I finally understand what that means and understand at least parts of the full meaning of sex. The only reason I understand this though, is because I waited. I waited for the boy that other boys told, and showed me, didn’t exist. I waited for the boy who opens the door for me even when I’m in the car and he has to walk around to open it for me; I waited for the boy who kisses my forehead instead of just my lips. I waited for the boy who didn’t swear, who served an honorable mission, who loves and respects women. Who believes women are God’s most valuable creature, who loves the gospel and has a testimony… and a boy who also waited to have sex. The two of know now the importance of that wait.

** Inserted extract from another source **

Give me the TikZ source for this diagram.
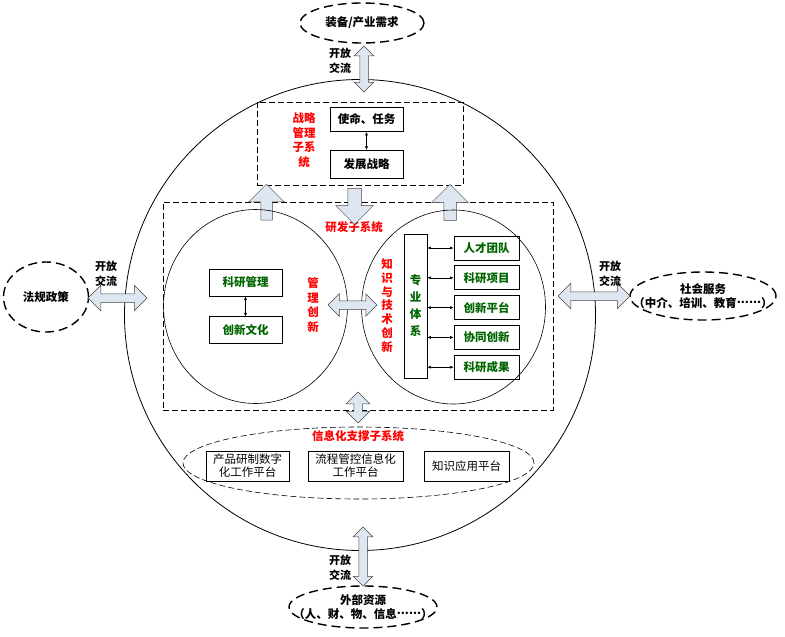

While I hope that on my wedding day I looked as happy as I felt, I want to tell you that I know without a doubt the wait is worth it; and completely necessary to those who want to feel whole on their wedding night. This is a hard task, I know because I did it, but I can promise you that if you do, you’ll love yourself, the gospel and your future spouse so much more. Please, please wait. It’s worth it.